* **Goal of the exercise**:
Set down, please, exactly the lines below that run from the line with "Reproduce this chart with matplotlib." to the line with "t.set_fontweight('bold')", both lines included.

* **Extracted information**:
- - - - - - -

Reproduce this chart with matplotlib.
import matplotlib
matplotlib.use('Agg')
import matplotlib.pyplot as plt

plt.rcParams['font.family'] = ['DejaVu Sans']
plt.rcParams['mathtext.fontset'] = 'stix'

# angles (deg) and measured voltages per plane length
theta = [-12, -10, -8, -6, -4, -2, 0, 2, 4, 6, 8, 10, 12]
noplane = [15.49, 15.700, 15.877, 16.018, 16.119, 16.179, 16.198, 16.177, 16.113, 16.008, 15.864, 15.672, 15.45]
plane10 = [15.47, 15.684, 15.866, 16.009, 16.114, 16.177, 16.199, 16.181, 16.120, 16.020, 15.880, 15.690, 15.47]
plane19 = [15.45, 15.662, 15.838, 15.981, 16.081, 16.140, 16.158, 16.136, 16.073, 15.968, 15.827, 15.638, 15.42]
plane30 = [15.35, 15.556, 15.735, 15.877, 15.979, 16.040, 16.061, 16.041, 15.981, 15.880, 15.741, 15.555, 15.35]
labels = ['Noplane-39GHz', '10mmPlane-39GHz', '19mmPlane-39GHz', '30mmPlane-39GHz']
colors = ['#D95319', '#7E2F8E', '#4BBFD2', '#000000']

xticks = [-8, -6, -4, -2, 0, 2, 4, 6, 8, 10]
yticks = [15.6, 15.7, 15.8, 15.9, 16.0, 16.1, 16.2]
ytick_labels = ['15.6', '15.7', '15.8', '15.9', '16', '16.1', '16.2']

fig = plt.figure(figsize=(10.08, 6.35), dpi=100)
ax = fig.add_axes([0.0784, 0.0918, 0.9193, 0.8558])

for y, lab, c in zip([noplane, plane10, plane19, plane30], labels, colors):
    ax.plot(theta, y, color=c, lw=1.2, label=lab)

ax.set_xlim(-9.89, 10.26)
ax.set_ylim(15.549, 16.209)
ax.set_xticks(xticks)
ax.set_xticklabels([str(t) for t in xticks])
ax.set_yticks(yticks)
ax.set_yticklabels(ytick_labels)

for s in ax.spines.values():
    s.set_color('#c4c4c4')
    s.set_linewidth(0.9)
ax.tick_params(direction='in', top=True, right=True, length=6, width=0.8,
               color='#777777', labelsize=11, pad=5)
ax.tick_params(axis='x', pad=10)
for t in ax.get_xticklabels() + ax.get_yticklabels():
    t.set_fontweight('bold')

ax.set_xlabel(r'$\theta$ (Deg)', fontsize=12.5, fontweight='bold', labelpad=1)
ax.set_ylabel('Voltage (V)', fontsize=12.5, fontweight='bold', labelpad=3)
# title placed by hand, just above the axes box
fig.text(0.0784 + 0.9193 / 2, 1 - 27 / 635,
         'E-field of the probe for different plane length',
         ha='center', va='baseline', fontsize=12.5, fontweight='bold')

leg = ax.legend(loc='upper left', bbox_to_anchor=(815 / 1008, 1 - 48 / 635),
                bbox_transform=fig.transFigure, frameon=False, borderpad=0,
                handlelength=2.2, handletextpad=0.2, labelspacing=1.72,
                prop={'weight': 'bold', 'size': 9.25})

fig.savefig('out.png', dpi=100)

- - - - - - -

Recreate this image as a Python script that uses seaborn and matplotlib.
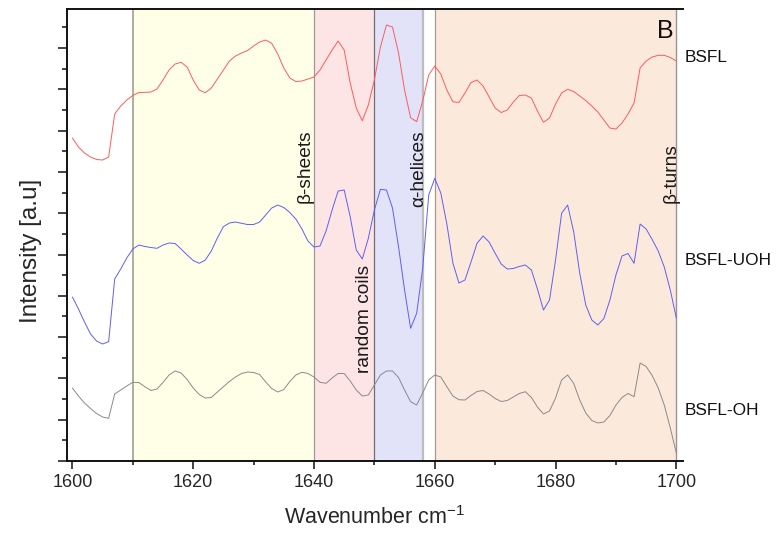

- - - - - - -

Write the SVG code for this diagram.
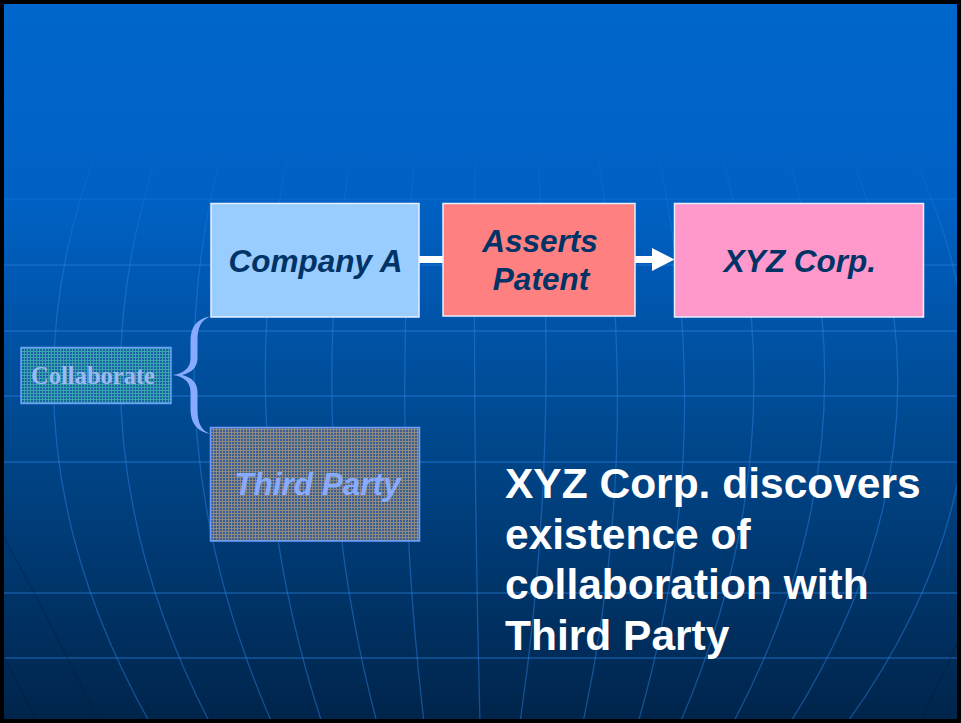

- - - - - - -

* **Exercise solution**:
Reproduce this chart with matplotlib.
import matplotlib
matplotlib.use('Agg')
import matplotlib.pyplot as plt

plt.rcParams['font.family'] = ['DejaVu Sans']
plt.rcParams['mathtext.fontset'] = 'stix'

# angles (deg) and measured voltages per plane length
theta = [-12, -10, -8, -6, -4, -2, 0, 2, 4, 6, 8, 10, 12]
noplane = [15.49, 15.700, 15.877, 16.018, 16.119, 16.179, 16.198, 16.177, 16.113, 16.008, 15.864, 15.672, 15.45]
plane10 = [15.47, 15.684, 15.866, 16.009, 16.114, 16.177, 16.199, 16.181, 16.120, 16.020, 15.880, 15.690, 15.47]
plane19 = [15.45, 15.662, 15.838, 15.981, 16.081, 16.140, 16.158, 16.136, 16.073, 15.968, 15.827, 15.638, 15.42]
plane30 = [15.35, 15.556, 15.735, 15.877, 15.979, 16.040, 16.061, 16.041, 15.981, 15.880, 15.741, 15.555, 15.35]
labels = ['Noplane-39GHz', '10mmPlane-39GHz', '19mmPlane-39GHz', '30mmPlane-39GHz']
colors = ['#D95319', '#7E2F8E', '#4BBFD2', '#000000']

xticks = [-8, -6, -4, -2, 0, 2, 4, 6, 8, 10]
yticks = [15.6, 15.7, 15.8, 15.9, 16.0, 16.1, 16.2]
ytick_labels = ['15.6', '15.7', '15.8', '15.9', '16', '16.1', '16.2']

fig = plt.figure(figsize=(10.08, 6.35), dpi=100)
ax = fig.add_axes([0.0784, 0.0918, 0.9193, 0.8558])

for y, lab, c in zip([noplane, plane10, plane19, plane30], labels, colors):
    ax.plot(theta, y, color=c, lw=1.2, label=lab)

ax.set_xlim(-9.89, 10.26)
ax.set_ylim(15.549, 16.209)
ax.set_xticks(xticks)
ax.set_xticklabels([str(t) for t in xticks])
ax.set_yticks(yticks)
ax.set_yticklabels(ytick_labels)

for s in ax.spines.values():
    s.set_color('#c4c4c4')
    s.set_linewidth(0.9)
ax.tick_params(direction='in', top=True, right=True, length=6, width=0.8,
               color='#777777', labelsize=11, pad=5)
ax.tick_params(axis='x', pad=10)
for t in ax.get_xticklabels() + ax.get_yticklabels():
    t.set_fontweight('bold')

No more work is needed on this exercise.